M.D. numero 16, 4 maggio 2005

Dibattito
Sanità e logiche di risparmio sul territorio
di Bartolomeo Delzotti, Medico di medicina generale, Urgnano (BG)

Da troppo tempo in Italia si ricorre ad alcune parole magiche quasi che esse di per sé rappresentino la soluzione di problemi sociali, politici ed economici ormai atavici.Tra queste parole le più ricorrenti in questi nostri tempi di rivoluzionari cambiamenti sono “aziendalizzazione” e “privatizzazione”.
Il punto è che non basta essere azienda e non basta agire da o nel privato perché le cose funzionino al meglio.
In un ambito come quello sanitario l’organizzazione aziendale sta producendo un sistema che corre il grave rischio di far prevalere le esigenze del contenimento dei costi a quelle della qualità del servizio, a scapito della tutela della salute. La logica del risparmio sta attecchendo sempre più e alcuni punti del nuovo ACN sono esempi chiari di questa finalità.

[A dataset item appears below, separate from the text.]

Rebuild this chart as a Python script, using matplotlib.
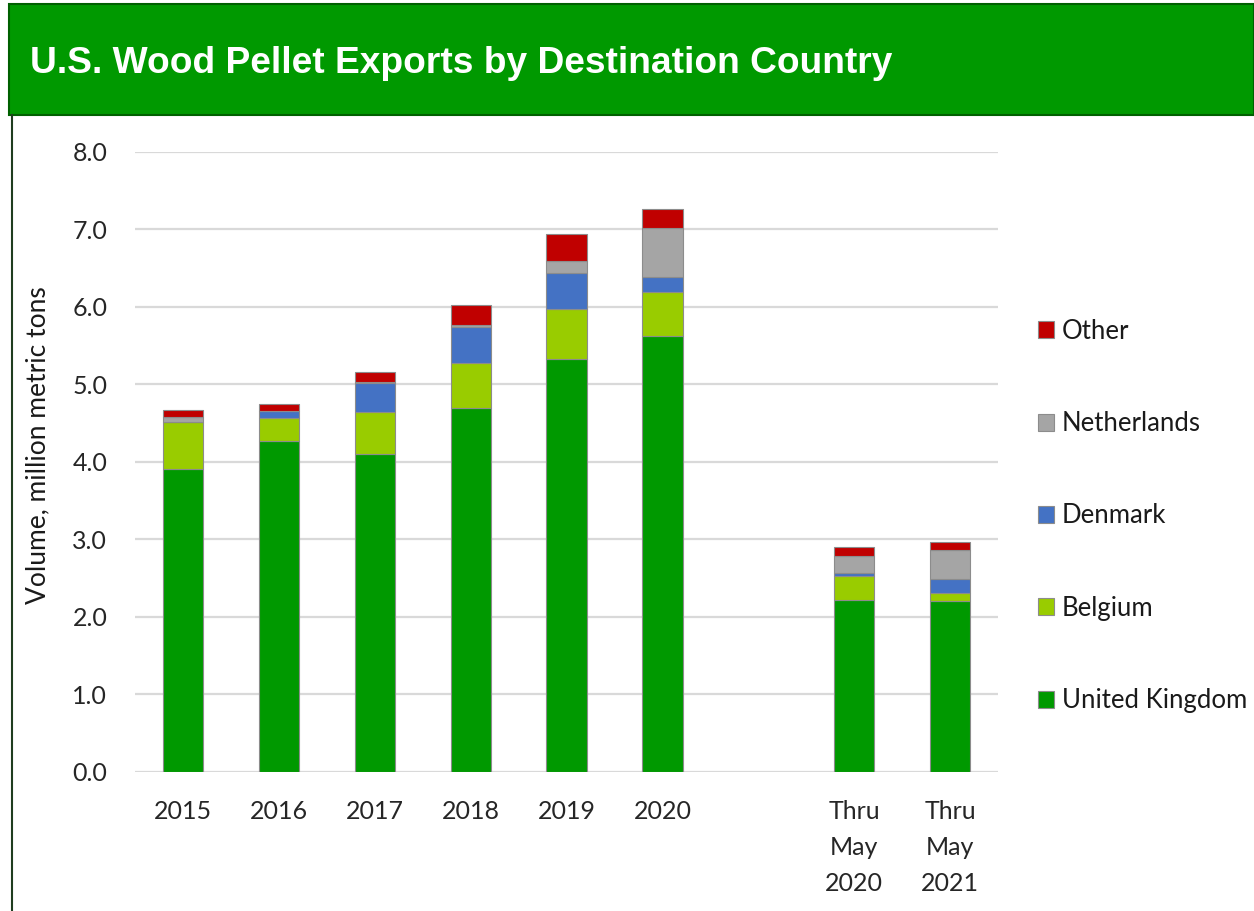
import numpy as np
import matplotlib.pyplot as plt
from matplotlib.patches import Rectangle, Patch
from matplotlib.lines import Line2D

plt.rcParams['font.family'] = ['Lato', 'DejaVu Sans']

categories = ["2015", "2016", "2017", "2018", "2019", "2020", "", "Thru\nMay\n2020", "Thru\nMay\n2021"]
uk = [3.91, 4.27, 4.10, 4.70, 5.33, 5.63, 0, 2.22, 2.21]
belgium = [0.61, 0.30, 0.55, 0.58, 0.64, 0.56, 0, 0.31, 0.10]
denmark = [0.00, 0.09, 0.37, 0.46, 0.47, 0.20, 0, 0.04, 0.18]
netherlands = [0.06, 0.00, 0.01, 0.03, 0.15, 0.63, 0, 0.22, 0.37]
other = [0.09, 0.09, 0.13, 0.26, 0.35, 0.24, 0, 0.11, 0.11]

series = [("United Kingdom", uk, '#009900'),
          ("Belgium", belgium, '#99cc00'),
          ("Denmark", denmark, '#4472c4'),
          ("Netherlands", netherlands, '#a5a5a5'),
          ("Other", other, '#c00000')]

fig = plt.figure(figsize=(12.54, 9.11), dpi=100)

# title band
fig.patches.append(Rectangle((0.007, 0.8738), 0.993, 0.1222, transform=fig.transFigure,
                             facecolor='#009900', edgecolor='#006000', linewidth=1.5, zorder=0))
fig.text(0.024, 0.930, "U.S. Wood Pellet Exports by Destination Country", color='white',
         fontsize=26.7, fontweight='bold', family=['Liberation Sans', 'DejaVu Sans'], va='center')
# left frame line
fig.add_artist(Line2D([0.0095, 0.0095], [0, 0.8738], transform=fig.transFigure,
                      color='#1f3d1f', linewidth=1.5))

ax = fig.add_axes([0.1077, 0.1526, 0.6882, 0.6806])
x = np.arange(len(categories))
bottom = np.zeros(len(categories))
for name, vals, col in series:
    vals = np.array(vals)
    mask = np.arange(len(vals)) != 6
    ax.bar(x[mask], vals[mask], 0.42, bottom=bottom[mask], color=col,
           edgecolor='#8c8c8c', linewidth=0.8, label=name, zorder=3)
    bottom += vals

ax.set_xlim(-0.5, 8.5)
ax.set_ylim(0, 8)
ax.set_yticks(np.arange(0, 8.1, 1))
ax.set_yticklabels([f"{v:.1f}" for v in np.arange(0, 8.1, 1)])
ax.set_xticks(x)
ax.set_xticklabels(categories, linespacing=1.68, va='top')
ax.tick_params(axis='x', length=0, pad=20, labelsize=18, labelcolor='#262626')
ax.tick_params(axis='y', length=0, pad=20, labelsize=18, labelcolor='#262626')
ax.yaxis.grid(True, color='#d9d9d9', linewidth=1.6, zorder=0)
for s in ax.spines.values():
    s.set_visible(False)
ax.set_ylabel("Volume, million metric tons", fontsize=19, color='#1a1a1a')
ax.yaxis.set_label_coords(-0.098, 0.527)

handles = [Patch(facecolor=col, edgecolor='#8c8c8c', linewidth=0.8) for _, _, col in series][::-1]
labels = [name for name, _, _ in series][::-1]
fig.legend(handles, labels, loc='center left', bbox_to_anchor=(0.809, 0.4336), frameon=False,
           fontsize=18.5, labelspacing=2.62, handlelength=0.65, handleheight=0.65, handletextpad=0.3,
           labelcolor='#1a1a1a')

fig.savefig('out.png', dpi=100)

Come medico di famiglia che ha seguito nel tempo l’evoluzione di un sistema sanitario pubblico, comunque tra i primi al mondo, sento il dovere di richiamare l’attenzione su alcune modalità di erogazione dei servizi sanitari che, in nome dell’efficacia ed efficienza, non fanno altro che obbedire a logiche di risparmio. Partiamo dalle note, prima CUF ora AIFA. Il prontuario farmaceutico comprende farmaci con indicazioni terapeutiche autorizzate dal ministero della Salute; ora si presuppone che essi si possano e si debbano prescrivere in quanto efficaci, altrimenti non si capisce il motivo della loro presenza nel prontuario. Ebbene, esiste una commissione che giudica quando come e perché determinati farmaci possano essere prescritti a carico del Ssn dal medico curante, il quale è tenuto al rimborso del costo degli stessi farmaci in caso di non adesione alle note AIFA.
In questo caso la logica del risparmio conduce ad una discriminazione tra i cittadini che possono permettersi di acquistare il farmaco e quelli che non possono permetterselo.
Con il nuovo ACN per la medicina generale si rende obbligatoria l’adesione a linee guida e percorsi diagnostico-terapeutici, pena la revoca del rapporto di lavoro. Con una tale logica decade definitivamente il ruolo del Mmg quale medico della persona. Il medico non si troverà più di fronte ad una persona, ma ad una malattia e bisognerà seguire dei percorsi prestabiliti uguali per tutti, medici e pazienti. Di conseguenza ci sarà una spersonalizzazione del rapporto medico-paziente. Il Mmg da medico di fiducia del paziente si trasformerà così in medico di fiducia dell’Asl. Vista l’obbligatorietà è lecito chiedersi se rendere uniforme l’operato dei medici non sia che un modo per facilitare il controllo della spesa e raggiungere ancora una volta l’obiettivo del risparmio.

Accentramento


Si vogliono creare delle strutture definite UTAP con almeno 10 Mmg che devono coprire un territorio che va da 20.000 a 40.000 assistiti, ove i medici garantiranno l’assistenza 24 ore su 24 e 7 giorni su 7. Nobile intento, peccato che il cittadino non sempre troverà il proprio medico curante e dovrà recarsi in un paese più o meno limitrofo o all’altro capo della città per assicurarsi l’assistenza. Scomparirà quella capillare distribuzione degli studi medici che sicuramente ha contribuito alla tutela della salute nel territorio.
Anche in questo caso traspare la finalità economica. Il responsabile della struttura infatti sarà un medico che dovrà gestire un budget che non potrà superare in alcun modo, altrimenti sarà costretto a mandare indietro i pazienti o a rimandarli all’anno successivo, come già accaduto in alcune cliniche private convenzionate nel momento in cui hanno raggiunto il tetto di spesa prefissato, ossia hanno terminato il budget a disposizione.

Le scelte regionali


Queste logiche di risparmio hanno caratterizzato gran parte delle scelte politiche sul territorio.
Per esempio la decisione politica della Regione Lombardia di separare l’Ospedale dal territorio ha reso il sistema ancora più debole e più facilmente assoggettabile a logiche di risparmio tendenti a minare la qualità del servizio. Anche gli Ospedali pubblici infatti sono in difficoltà e i medici che vi operano, unitamente a quelli del territorio, vivono un profondo disagio che può rappresentare il preludio di un degrado inevitabile della Sanità Pubblica, aprendo la strada a forme di assistenza gestite da enti assicurativi privati. Sarebbe ora di aprire un serio dibattito su tali questioni per evitare gli sprechi, ottimizzare i costi, ma soprattutto per chiedere l’adeguato finanziamento ad un Ssn pesantemente sotto-finanziato rispetto alle esigenze di una medicina moderna e di qualità.